On page 30, he tells readers that a paper in Geophysical Research Letters, a very eminent and respected journal often used for publishing new findings in climate science, confirms his view. He then quotes a few lines from the article, which make it appear as if these authors are indeed confessing global warming stopped a decade ago. Then he refers to another GRL study by David Easterling & Michael Wehner, “who, whilst acknowledging the cooling, put a brave face on the matter” by providing a caveat.


“It is clearly difficult,” continues Carter, “for even the most straightforward of facts to shift the fierce belief in human-caused warming that is held by these and many other scientists.” What is almost incredible about this little passage is that the two cited papers were written explicitly to contradict the very view that Carter attributes to them. The authors in neither case “admitted” any such thing, but wrote in order to explain how there could and would be periods of up to a decade or two of little or no warming embedded in any long-term warming trend. No one, as far as I know, who works in the field (Carter does not) has been persuaded that warming stopped in 1998 - because the evidence overwhelmingly refutes this.


What Carter did in this case was to extract a couple of sentences, just the way a religious fanatic would do, to make a case out of nothing. No one, reading the two studies with an open mind could possibly impute the meaning he claims to have found in them. As he’s perfectly capable of interpreting a scientific paper (he’s done that all his professional life) one must suppose he didn’t want to understand them, just to exploit them.


The strangest thing is that Easterling’s paper shows in detail why it is unjustified to infer anything about the long-term warming trend from the 1998 hot El Nino year. 30-year trends through this year show the warming; ten year trends starting in 1999 show it; the decade 1999-2008 was the hottest decade on record; intervals of 10 years or more with no trend occur in warming simulations. The only way the “cooling after 1998” claim can be upheld is by “cherry-picking” just the decade that suits the case and ignoring everything else. All you can really do with this is emphasise what a hot year 1998 was (which is hardly necessary); the fact that this record wasn’t equalled for another decade should surprise no one, and tells us nothing whatever about the irregular phenomenon of surface warming.


How can an Earth scientist with Bob Carter’s experience get it so wrong? Well, a reader finds an answer to this on the very first page, with his first mention of the IPCC. This group was established by the UN’s World Meteorological Organization in 1988, when it first became clear that the warming of the planet’s surface was going to be a very big problem. Understanding the problem is a highly technical matter - but it can’t be managed without suitable public policies, so a large number of working scientists from dozens of universities all over the world were given the job of summarizing what was known about the changing climate into a report that would be accessible to officials, policy-makers, educators and anyone else who needed to know about the nature of the problem and its implications for our future welfare.

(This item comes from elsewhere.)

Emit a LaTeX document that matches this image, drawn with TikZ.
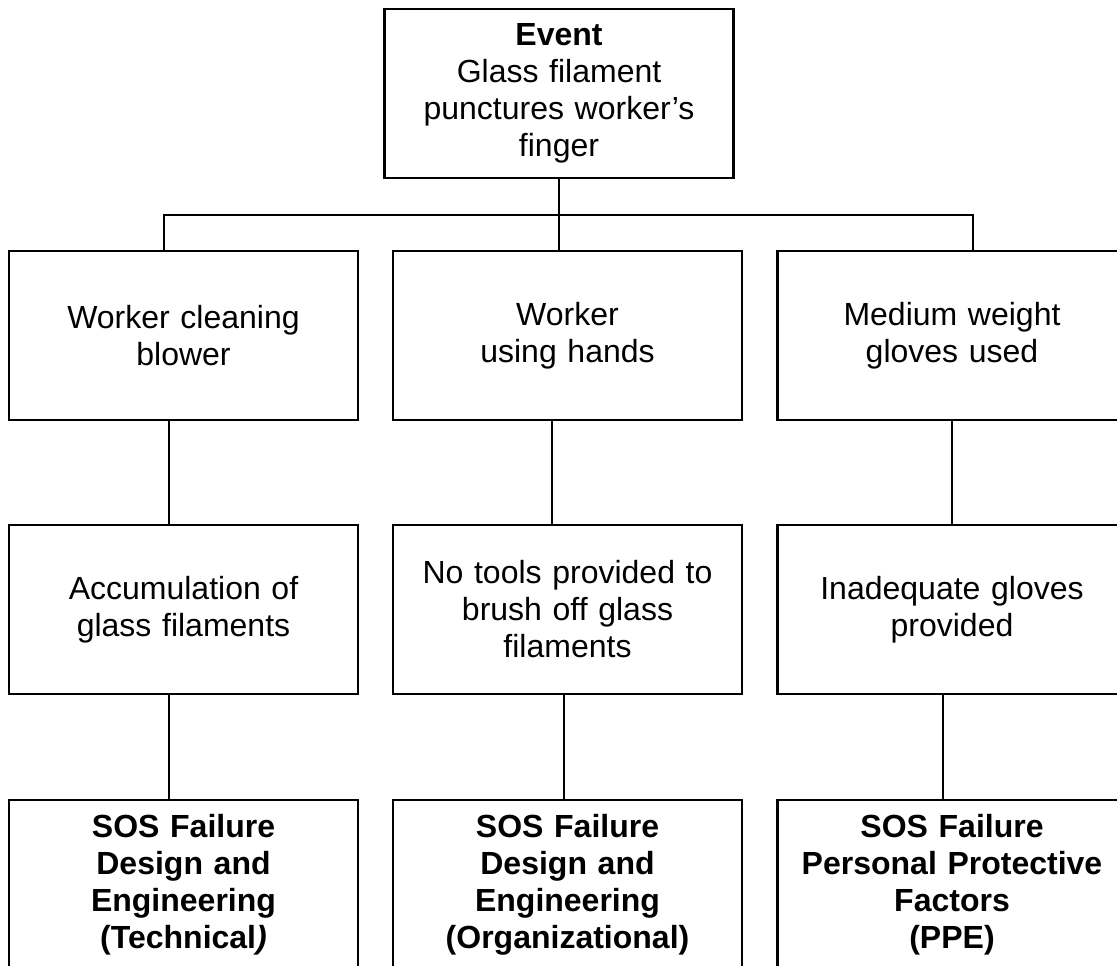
\documentclass[tikz,border=0pt]{standalone}
\usepackage{fontspec}
\setmainfont{Liberation Sans}
\tikzset{
  box/.style={
    rectangle, draw=black, line width=1.1pt,
    minimum width=174.5pt, minimum height=84.5pt,
    text width=170pt, align=center, inner sep=0pt,
    font=\fontsize{16}{18.5}\selectfont
  },
  sos/.style={
    box, font=\fontsize{16}{18.5}\selectfont\bfseries
  },
  link/.style={
    draw=black, line width=0.9pt
  }
}

\begin{document}
\begin{tikzpicture}[x=0.5pt, y=-0.5pt]
      \useasboundingbox (0,0) rectangle (1117,965);
      \clip (0,0) rectangle (1117,965);

      % Event (top)
      \node[box] (ev) at (559,93.5) {\textbf{Event}\\Glass filament\\punctures worker's\\finger};

      % What happened
      \node[box] (w1) at (183.5,335.5) {Worker cleaning\\blower};
      \node[box] (w2) at (567.5,335.5) {Worker\\using hands};
      \node[box] (w3) at (952,335.5) {Medium weight\\gloves used};

      % Why it happened
      \node[box] (a1) at (183.5,609.5) {Accumulation of\\glass filaments};
      \node[box] (a2) at (567.5,609.5) {No tools provided to\\brush off glass\\filaments};
      \node[box] (a3) at (952,609.5) {Inadequate gloves\\provided};

      % SOS failures
      \node[sos] (s1) at (183.5,884.5) {SOS Failure\\Design and\\Engineering\\(Technical\textit{)}};
      \node[sos] (s2) at (567.5,884.5) {SOS Failure\\Design and\\Engineering\\(Organizational)};
      \node[sos] (s3) at (952,884.5) {SOS Failure\\Personal Protective\\Factors\\(PPE)};

      % Branching below the event
      \coordinate (bus) at ([yshift=-18pt]ev.south);
      \draw[link] (ev.south) -- (ev.south |- w2.north);
      \draw[link] ([xshift=-9.75pt]w1.north) |- (bus) -| ([xshift=10.5pt]w3.north);

      % Columns
      \draw[link] ([xshift=-7.25pt]w1.south) -- ([xshift=-7.25pt]a1.north);
      \draw[link] ([xshift=-7.75pt]w2.south) -- ([xshift=-7.75pt]a2.north);
      \draw[link] (w3.south) -- (a3.north);

      \draw[link] ([xshift=-7.25pt]a1.south) -- ([xshift=-7.25pt]s1.north);
      \draw[link] ([xshift=-1.75pt]a2.south) -- ([xshift=-1.75pt]s2.north);
      \draw[link] ([xshift=-4.5pt]a3.south) -- ([xshift=-4.5pt]s3.north);
\end{tikzpicture}
\end{document}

The IPCC is not a UN bureaucracy, it’s an ad hoc committee of experts who volunteer to give some of their time so that politicians and the public can be better informed. It is not a political organization; it’s a scientific one. It makes reports to politicians, and politicians have some oversight of what gets published. According to IPCC members, this has the effect of muting the degree of concern expressed therein - and indeed, the judgements that make it into final reports tend to be, in the opinion of expert scientists outside the IPCC, very conservative. Nevertheless, beginning on his first page, Bob Carter tells us, as if it was something everybody knew, that this body is a corrupt, dishonest, secretive, darkly political & anti-scientific cabal.


According to him, every one of its pronouncements is suspect; it is guilty of lies, manipulation of data, endemic political bias; and it propagates a subversive cultural/political agenda that is inimical to freedom and prosperity, as well as scientific integrity. That’s a lot of guilt. This view of the IPCC is shared by every climate denier I know of - Carter’s fellow geologist Ian Plimer likens it to State-controlled science in Stalin’s Russia. Once you understand this prejudice, the rest of Carter’s case makes more sense. He doesn’t need to engage his opponents in genuine scientific debate because they are not real scientists, but phoneys, dupes and crooks. He isn’t required to deal with their evidence because it is ipso facto contrived and unreliable. Instead, he can search for evidence of his own like a fanatic.


That’s why the assembled evidence looks so peculiar. Certain of the truth, Carter can by-pass normal evidential standards. Anything confirming what he already believes can be admitted. Refutations, because they come from people he doesn’t respect, do not count, and mountains of counter-evidence can be treated as if it never existed. Climate “scepticism” is no more scientific than creationism is. That would not matter too much were it not for the awful tragedy its success will visit upon our innocent grandchildren. Take away their audience and let them rant to each other while the rest of us fix the problem.